# Required work
Write the listing below out again exactly, dropping the images.

── Information supplied

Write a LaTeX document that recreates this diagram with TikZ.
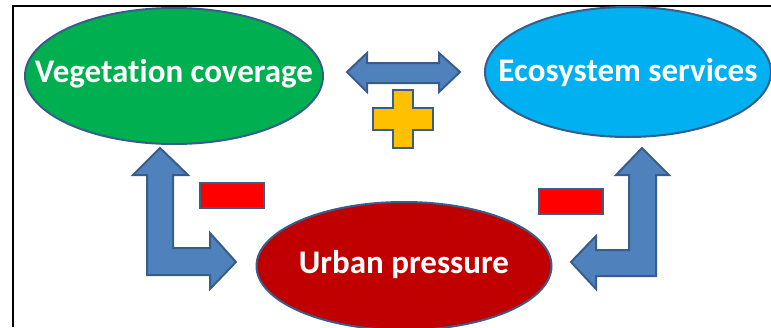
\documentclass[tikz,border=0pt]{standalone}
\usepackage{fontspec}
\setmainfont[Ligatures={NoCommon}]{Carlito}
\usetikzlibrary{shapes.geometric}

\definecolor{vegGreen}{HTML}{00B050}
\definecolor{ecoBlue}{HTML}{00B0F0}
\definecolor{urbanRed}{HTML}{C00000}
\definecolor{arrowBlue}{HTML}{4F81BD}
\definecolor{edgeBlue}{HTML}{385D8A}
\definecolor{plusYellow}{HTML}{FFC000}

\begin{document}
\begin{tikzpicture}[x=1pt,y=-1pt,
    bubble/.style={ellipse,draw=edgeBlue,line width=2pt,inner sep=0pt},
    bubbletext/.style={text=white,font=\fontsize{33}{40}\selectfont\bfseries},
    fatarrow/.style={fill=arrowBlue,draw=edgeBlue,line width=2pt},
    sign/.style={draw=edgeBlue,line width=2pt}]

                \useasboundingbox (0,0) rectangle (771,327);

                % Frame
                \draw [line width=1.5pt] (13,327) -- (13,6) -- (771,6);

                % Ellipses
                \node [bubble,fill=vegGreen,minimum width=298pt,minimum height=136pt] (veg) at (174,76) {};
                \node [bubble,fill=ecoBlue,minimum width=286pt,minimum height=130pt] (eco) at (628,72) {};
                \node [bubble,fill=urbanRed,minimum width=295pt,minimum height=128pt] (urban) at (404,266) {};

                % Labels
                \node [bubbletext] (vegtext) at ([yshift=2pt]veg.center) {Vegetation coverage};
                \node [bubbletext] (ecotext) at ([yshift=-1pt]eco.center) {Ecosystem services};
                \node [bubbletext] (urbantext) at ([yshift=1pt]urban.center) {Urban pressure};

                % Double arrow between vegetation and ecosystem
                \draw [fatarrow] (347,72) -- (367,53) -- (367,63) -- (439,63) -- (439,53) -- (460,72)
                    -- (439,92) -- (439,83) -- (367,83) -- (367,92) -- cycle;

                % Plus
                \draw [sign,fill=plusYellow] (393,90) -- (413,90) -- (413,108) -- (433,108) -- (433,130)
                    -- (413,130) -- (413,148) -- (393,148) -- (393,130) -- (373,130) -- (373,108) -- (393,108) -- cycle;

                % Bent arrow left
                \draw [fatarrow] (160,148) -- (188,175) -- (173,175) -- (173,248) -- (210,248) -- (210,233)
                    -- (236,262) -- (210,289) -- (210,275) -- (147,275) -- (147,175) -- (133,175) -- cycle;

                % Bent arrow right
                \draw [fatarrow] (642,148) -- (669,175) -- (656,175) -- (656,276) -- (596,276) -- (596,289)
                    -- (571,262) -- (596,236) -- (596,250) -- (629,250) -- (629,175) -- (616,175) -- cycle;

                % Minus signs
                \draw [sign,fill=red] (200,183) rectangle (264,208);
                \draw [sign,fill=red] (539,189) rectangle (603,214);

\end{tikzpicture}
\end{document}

────

# Written solution
Write a LaTeX document that recreates this diagram with TikZ.
\documentclass[tikz,border=0pt]{standalone}
\usepackage{fontspec}
\setmainfont[Ligatures={NoCommon}]{Carlito}
\usetikzlibrary{shapes.geometric}

\definecolor{vegGreen}{HTML}{00B050}
\definecolor{ecoBlue}{HTML}{00B0F0}
\definecolor{urbanRed}{HTML}{C00000}
\definecolor{arrowBlue}{HTML}{4F81BD}
\definecolor{edgeBlue}{HTML}{385D8A}
\definecolor{plusYellow}{HTML}{FFC000}

\begin{document}
\begin{tikzpicture}[x=1pt,y=-1pt,
    bubble/.style={ellipse,draw=edgeBlue,line width=2pt,inner sep=0pt},
    bubbletext/.style={text=white,font=\fontsize{33}{40}\selectfont\bfseries},
    fatarrow/.style={fill=arrowBlue,draw=edgeBlue,line width=2pt},
    sign/.style={draw=edgeBlue,line width=2pt}]

                \useasboundingbox (0,0) rectangle (771,327);

                % Frame
                \draw [line width=1.5pt] (13,327) -- (13,6) -- (771,6);

                % Ellipses
                \node [bubble,fill=vegGreen,minimum width=298pt,minimum height=136pt] (veg) at (174,76) {};
                \node [bubble,fill=ecoBlue,minimum width=286pt,minimum height=130pt] (eco) at (628,72) {};
                \node [bubble,fill=urbanRed,minimum width=295pt,minimum height=128pt] (urban) at (404,266) {};

                % Labels
                \node [bubbletext] (vegtext) at ([yshift=2pt]veg.center) {Vegetation coverage};
                \node [bubbletext] (ecotext) at ([yshift=-1pt]eco.center) {Ecosystem services};
                \node [bubbletext] (urbantext) at ([yshift=1pt]urban.center) {Urban pressure};

                % Double arrow between vegetation and ecosystem
                \draw [fatarrow] (347,72) -- (367,53) -- (367,63) -- (439,63) -- (439,53) -- (460,72)
                    -- (439,92) -- (439,83) -- (367,83) -- (367,92) -- cycle;

                % Plus
                \draw [sign,fill=plusYellow] (393,90) -- (413,90) -- (413,108) -- (433,108) -- (433,130)
                    -- (413,130) -- (413,148) -- (393,148) -- (393,130) -- (373,130) -- (373,108) -- (393,108) -- cycle;

                % Bent arrow left
                \draw [fatarrow] (160,148) -- (188,175) -- (173,175) -- (173,248) -- (210,248) -- (210,233)
                    -- (236,262) -- (210,289) -- (210,275) -- (147,275) -- (147,175) -- (133,175) -- cycle;

                % Bent arrow right
                \draw [fatarrow] (642,148) -- (669,175) -- (656,175) -- (656,276) -- (596,276) -- (596,289)
                    -- (571,262) -- (596,236) -- (596,250) -- (629,250) -- (629,175) -- (616,175) -- cycle;

                % Minus signs
                \draw [sign,fill=red] (200,183) rectangle (264,208);
                \draw [sign,fill=red] (539,189) rectangle (603,214);

\end{tikzpicture}
\end{document}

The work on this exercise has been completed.